Nas redações de jornais, a limitação da liberdade de imprensa se dá de outras maneiras. Dirk Fleck entrevistou 25 dos mais influentes jornalistas e redatores-chefes sobre a questão da independência para o seu livro Die vierte Macht (O quarto poder). Conclusão: o espaço para conteúdos críticos é limitado. O tom, diz o autor em entrevista para a Deutsche Welle, é de desilusão. Quase todos os entrevistados descrevem o mesmo círculo vicioso.

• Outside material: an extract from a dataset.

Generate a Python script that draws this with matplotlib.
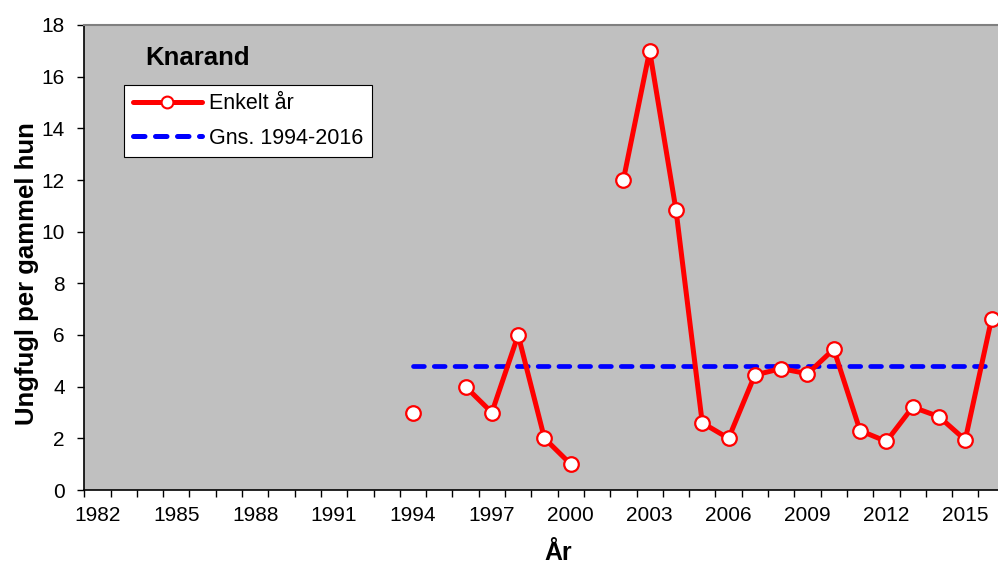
import numpy as np
import matplotlib.pyplot as plt
from matplotlib.lines import Line2D

plt.rcParams['font.family'] = ['Liberation Sans', 'DejaVu Sans']

# Données
annees = [1994, 1996, 1997, 1998, 1999, 2000,
          2002, 2003, 2004, 2005, 2006, 2007, 2008, 2009, 2010,
          2011, 2012, 2013, 2014, 2015, 2016]
valeurs = [3.0, 4.0, 3.0, 6.0, 2.0, 1.0,
           12.0, 17.0, 10.85, 2.6, 2.0, 4.45, 4.7, 4.5, 5.45,
           2.3, 1.88, 3.21, 2.84, 1.94, 6.62]
moyenne = 4.81
moyenne_annees = [1994, 2016]
etiquettes_x = list(range(1982, 2017, 3))
titre = "Knarand"

rouge = '#FF0000'
bleu = '#0000FF'
tirets = (0, (2.3, 2.1))

fig = plt.figure(figsize=(9.98, 5.67), dpi=100)
ax = fig.add_axes([84.2 / 998, 1 - 490 / 567, (1004.7 - 84.2) / 998, (490 - 25) / 567])
ax.set_facecolor('#C0C0C0')

# Série complète sur l'axe des catégories (les années manquantes coupent la courbe)
serie = np.full(2016 - 1982 + 1, np.nan)
for a, v in zip(annees, valeurs):
    serie[a - 1982] = v
x_cat = np.arange(1982, 2017)

ax.plot(moyenne_annees, [moyenne, moyenne], color=bleu, lw=3.4, ls=tirets,
        dash_capstyle='round', zorder=2)
ax.plot(x_cat, serie, color=rouge, lw=3.6, zorder=3, solid_capstyle='round')
ax.plot(annees, valeurs, ls='none', marker='o', markersize=10.5, markerfacecolor='white',
        markeredgecolor=rouge, markeredgewidth=1.6, zorder=4)

ax.set_xlim(1981.5, 2016.5)
ax.set_ylim(0, 18)
ax.set_yticks(range(0, 19, 2))
ax.set_xticks(etiquettes_x)
ax.set_xticklabels([str(a) for a in etiquettes_x])
ax.set_xticks(np.arange(1981.5, 2017, 1), minor=True)
ax.tick_params(axis='x', which='major', length=0, pad=11.5, labelsize=15)
ax.tick_params(axis='x', which='minor', length=5, width=1, direction='out')
ax.tick_params(axis='y', length=5, width=1, direction='out', labelsize=15, pad=9)

for cote in ['left', 'bottom']:
    ax.spines[cote].set_color('black')
    ax.spines[cote].set_linewidth(1.2)
ax.spines['top'].set_color('#808080')
ax.spines['top'].set_linewidth(1.5)
ax.spines['right'].set_visible(False)

fig.text(27 / 998, 1 - 274 / 567, "Ungfugl per gammel hun", fontsize=18.5, fontweight='bold',
         rotation=90, ha='center', va='center')
fig.text(558 / 998, 1 - 553 / 567, "År", fontsize=18, fontweight='bold', ha='center', va='center')
fig.text(145 / 998, 1 - 58 / 567, titre, fontsize=18.5, fontweight='bold', va='center', ha='left')

elements = [
    Line2D([0], [0], color=rouge, lw=3.6, marker='o', markersize=8.5, markerfacecolor='white',
           markeredgecolor=rouge, markeredgewidth=1.5, solid_capstyle='round'),
    Line2D([0], [0], color=bleu, lw=3.6, ls=tirets, dash_capstyle='round'),
]
leg = ax.legend(elements, ["Enkelt år", "Gns. 1994-2016"], loc='upper left',
                bbox_to_anchor=(124.5 / 998, 1 - 85 / 567), bbox_transform=fig.transFigure,
                fontsize=15.5, frameon=True, fancybox=False, framealpha=1,
                edgecolor='black', handlelength=3.2, handletextpad=0.35,
                borderpad=0.38, labelspacing=0.62, borderaxespad=0)
leg.get_frame().set_linewidth(0.8)

fig.savefig('out.png', dpi=100)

Roland Koch e Nikolaus BrenderFoto: picture-alliance / SCHROEWIG/Eva Oertwig

Este começa com a popularização da internet. Um número cada vez maior de pessoas passou a se informar por este meio. Principalmente os jovens, um segmento muito importante para o mercado publicitário. Assim, muitos anunciantes passaram a direcionar seus orçamentos publicitários para a internet. Em resposta, as editoras alemãs de jornais e revistas montaram redações online para poder competir por essas verbas publicitárias.

Mas a oferta na internet, que é gratuita para os leitores, não rende dinheiro suficiente para as editoras. Assim, com o mesmo orçamento, as editoras procuram financiar suas edições impressas e online. Como consequência, há uma quantidade cada vez maior de trabalho para os jornalistas.

Essa crescente quantidade de trabalho somada ao ritmo incessante da internet – que exige atualização constante, ou seja, novas histórias em poucos minutos – coloca uma enorme pressão nos ombros dos jornalistas. Matérias mais elaboradas, que demandam tempo e dinheiro, acabam sendo deixadas de lado.

Influência da publicidade

"Os conteúdos de produção rápida mandam", resume Fleck. Escândalos políticos exclusivos e cuidadosamente apurados, que demandam esforços e dinheiro, são cada vez mais raros. Ao contrário, cada vez mais frequentes são as matérias escritas de forma rápida e mal-feita sobre temas como festas de celebridades ou blitzs policiais para controle de velocidade – o conteúdo é trivializado em favor do sensacionalismo.

Especialmente jornais regionais de pequeno porte utilizam frequentemente material de assessorias de imprensa, que enviam matérias completas, entrevistas e vídeos – tudo de graça, mas de acordo com os interesses de quem as contrata. "Também assim a liberdade de imprensa é ferida", lamenta Konken.

Ele confirma ainda casos em que empresas retiraram a verba publicitária de jornais e revistas que escreveram matérias críticas sobre elas ou algum político. "Esta não é a liberdade de imprensa que nós queremos", conclui Konken.